Ne consegue che devono essere respinti l’argomento secondo il quale, contrariamente a quanto considerato dal Tribunale, non può essere escluso che i gruppi Giant e Jinshan fossero collegati durante il periodo dell’inchiesta, nonché il terzo motivo, nel suo insieme, in quanto infondati.

91

Alla luce del complesso delle considerazioni che precedono, occorre respingere integralmente la presente impugnazione.

Sulle spese

92

Ai sensi dell’articolo 184, paragrafo 2, del regolamento di procedura della Corte, quest’ultima, quando l’impugnazione è infondata, statuisce sulle spese.

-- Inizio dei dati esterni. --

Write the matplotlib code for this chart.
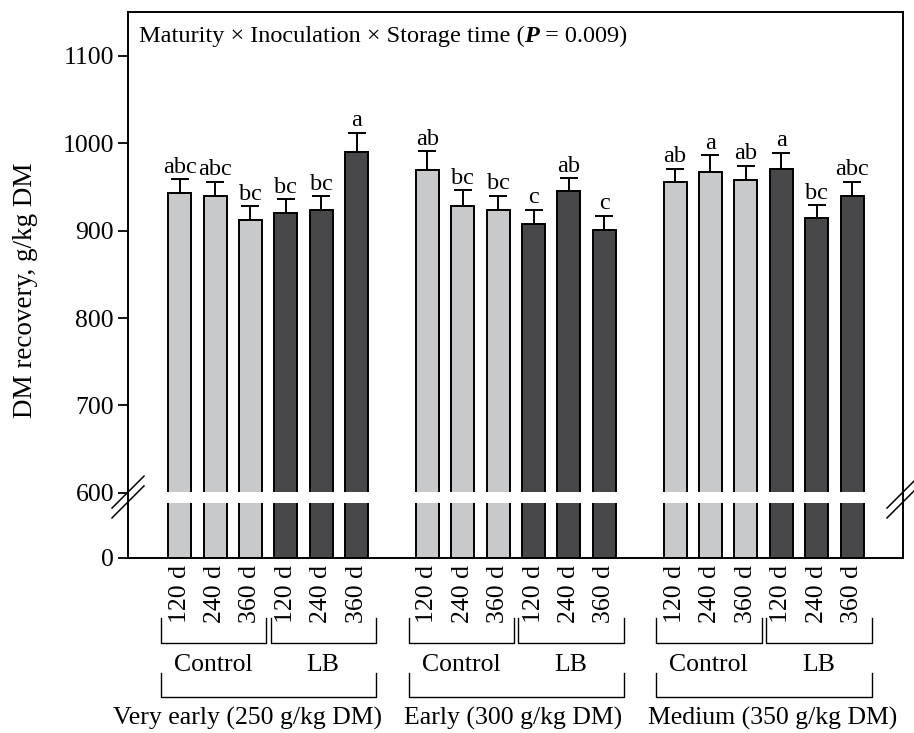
import numpy as np
import matplotlib
matplotlib.use("Agg")
import matplotlib.pyplot as plt
from matplotlib.patches import Rectangle
from matplotlib.lines import Line2D
from matplotlib.transforms import blended_transform_factory
from matplotlib.offsetbox import TextArea, HPacker, AnchoredOffsetbox

plt.rcParams['font.family'] = ['Liberation Serif', 'DejaVu Serif']

# ---------------- data ----------------
storage_labels = ["120 d", "240 d", "360 d"]
inoculants = ["Control", "LB"]
maturity_labels = ["Very early (250 g/kg DM)", "Early (300 g/kg DM)", "Medium (350 g/kg DM)"]

very_early_vals = [943, 940, 912, 920, 924, 990]
very_early_err = [16, 16, 16, 16, 15, 22]
very_early_letters = ["abc", "abc", "bc", "bc", "bc", "a"]

early_vals = [969, 928, 923, 908, 945, 901]
early_err = [22, 18, 17, 16, 15, 16]
early_letters = ["ab", "bc", "bc", "c", "ab", "c"]

medium_vals = [956, 967, 958, 971, 914, 940]
medium_err = [15, 19, 16, 18, 15, 16]
medium_letters = ["ab", "a", "ab", "a", "bc", "abc"]

y_ticks = [0, 600, 700, 800, 900, 1000, 1100]
annotation_text = ("Maturity × Inoculation × Storage time (", "P", " = 0.009)")
y_label = "DM recovery, g/kg DM"

# ---------------- styling / layout ----------------
light = "#c8c9cb"
dark = "#48484a"
FS = 18.5
LFS = 17.5

# broken y scale: 0-600 compressed
BR = 600.0
LOWU = 0.7446  # units for 0..600 (1 unit = 100 above the break)

def fwd(v):
    v = np.asarray(v, dtype=float)
    return np.where(v <= BR, v / BR * LOWU, LOWU + (v - BR) / 100.0)

def inv(u):
    u = np.asarray(u, dtype=float)
    return np.where(u <= LOWU, u / LOWU * BR, BR + (u - LOWU) * 100.0)

fig = plt.figure(figsize=(9.14, 7.33), dpi=100)
ax = fig.add_axes([128 / 914, 1 - 558 / 733, (903 - 128) / 914, (558 - 12) / 733])
ax.set_yscale('function', functions=(fwd, inv))

groups = [
    (very_early_vals, very_early_err, very_early_letters),
    (early_vals, early_err, early_letters),
    (medium_vals, medium_err, medium_letters),
]

xs_all = []
xlabels_all = []
group_starts = []
for gi, (vals, errs, lets) in enumerate(groups):
    start = gi * 7
    group_starts.append(start)
    xs = np.arange(6) + start
    colors = [light] * 3 + [dark] * 3
    ax.bar(xs, vals, width=0.65, color=colors, edgecolor='black', linewidth=1.4, zorder=2)
    ax.errorbar(xs, vals, yerr=[np.zeros(6), errs], fmt='none', ecolor='black',
                elinewidth=1.4, capsize=6.5, capthick=1.4, zorder=3)
    for x, v, e, l in zip(xs, vals, errs, lets):
        ax.annotate(l, (x, v + e), xytext=(0, 1.0), textcoords='offset points',
                    ha='center', va='bottom', fontsize=LFS)
    xs_all.extend(xs)
    xlabels_all.extend(storage_labels * 2)

ax.set_xlim(-1.46, 20.44)
ax.set_ylim(0, 1150)
ax.set_yticks(y_ticks)
ax.set_yticklabels([str(t) for t in y_ticks])
ax.yaxis.set_minor_locator(matplotlib.ticker.NullLocator())
ax.tick_params(axis='y', direction='out', length=7, width=1.3, labelsize=FS, pad=3)
ax.set_xticks(xs_all)
ax.set_xticklabels(xlabels_all, rotation=90, fontsize=FS)
ax.tick_params(axis='x', length=0, pad=5)
for s in ax.spines.values():
    s.set_linewidth(1.4)
ax.set_ylabel(y_label, fontsize=19.5)
ax.yaxis.set_label_coords(-0.116, 0.49)

# white gap for the axis break
ax.add_patch(Rectangle((0, 0.1007), 1, 0.0205, transform=ax.transAxes,
                       facecolor='white', edgecolor='none', zorder=2.4))
# break marks
for xc in (0.0, 1.0):
    for dy in (-0.009, 0.009):
        x0 = xc - 16 / 775
        x1 = xc + 16 / 775
        yc = 0.1117 + dy
        ax.add_line(Line2D([x0, x1], [yc - 16 / 546, yc + 16 / 546], transform=ax.transAxes,
                           color='black', linewidth=1.1, clip_on=False, zorder=5))

# annotation with bold-italic P
AFS = 17.5
t1 = TextArea(annotation_text[0], textprops=dict(fontsize=AFS))
t2 = TextArea(annotation_text[1], textprops=dict(fontsize=AFS, style='italic', weight='bold'))
t3 = TextArea(annotation_text[2], textprops=dict(fontsize=AFS))
box = HPacker(children=[t1, t2, t3], align='baseline', pad=0, sep=0)
anch = AnchoredOffsetbox(loc='upper left', child=box, pad=0, frameon=False,
                         bbox_to_anchor=(0.014, 0.975), bbox_transform=ax.transAxes, borderpad=0)
ax.add_artist(anch)

# brackets below
trans = blended_transform_factory(ax.transData, fig.transFigure)
def bracket(x0, x1, ytop, ybot):
    fig.add_artist(Line2D([x0, x0, x1, x1], [ytop, ybot, ybot, ytop], transform=trans,
                          color='black', linewidth=1.0, clip_on=False))

label_x_offsets = [1.92, 2.43, 2.75]
for gi, start in enumerate(group_starts):
    bracket(start - 0.53, start + 2.45, 1 - 618 / 733, 1 - 643 / 733)
    bracket(start + 2.57, start + 5.55, 1 - 618 / 733, 1 - 643 / 733)
    fig.text(0, 1 - 665 / 733, inoculants[0], transform=trans, fontsize=FS, ha='center', va='center')
    fig.texts[-1].set_x(start + 0.95)
    fig.text(0, 1 - 665 / 733, inoculants[1], transform=trans, fontsize=FS, ha='center', va='center')
    fig.texts[-1].set_x(start + 4.05)
    bracket(start - 0.53, start + 5.55, 1 - 673 / 733, 1 - 697 / 733)
    fig.text(0, 1 - 718 / 733, maturity_labels[gi], transform=trans, fontsize=FS, ha='center', va='center')
    fig.texts[-1].set_x(start + label_x_offsets[gi])

fig.savefig("out.png", dpi=100)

L’articolo 138, paragrafi 1 e 2, del medesimo regolamento, applicabile al procedimento di impugnazione in forza dell’articolo 184, paragrafo 1, di quest’ultimo, dispone, da un lato, che la parte soccombente è condannata alle spese se ne è stata fatta domanda e, dall’altro, che, quando vi siano più parti soccombenti, la Corte decide sulla ripartizione delle spese.

93

Poiché la Giant ha chiesto la condanna dell’EBMA, quest’ultima, rimasta soccombente, dev’essere condannata a sopportare, oltre alle proprie spese, quelle della Giant. Il Consiglio, rimasto soccombente, sopporterà le proprie spese.

94

Ai sensi dell’articolo 184, paragrafo 4, del suo regolamento di procedura, la Corte può decidere che una parte interveniente in primo grado, la quale abbia partecipato alla fase scritta od orale del procedimento dinanzi alla Corte, si faccia carico delle proprie spese.

95

Pertanto, la Commissione sopporterà le proprie spese.

 

Per questi motivi, la Corte (Quarta Sezione) dichiara e statuisce:

 

1)

L’impugnazione è respinta.

 

2)

La European Bicycle Manufacturers Association (EBMA) è condannata a sopportare, oltre alle proprie spese, quelle della Giant (China) Co. Ltd.

 

3)

Il Consiglio dell’Unione europea e la Commissione europea sopporteranno le proprie spese.

 

Firme


( *1 ) Lingua processuale: l’inglese.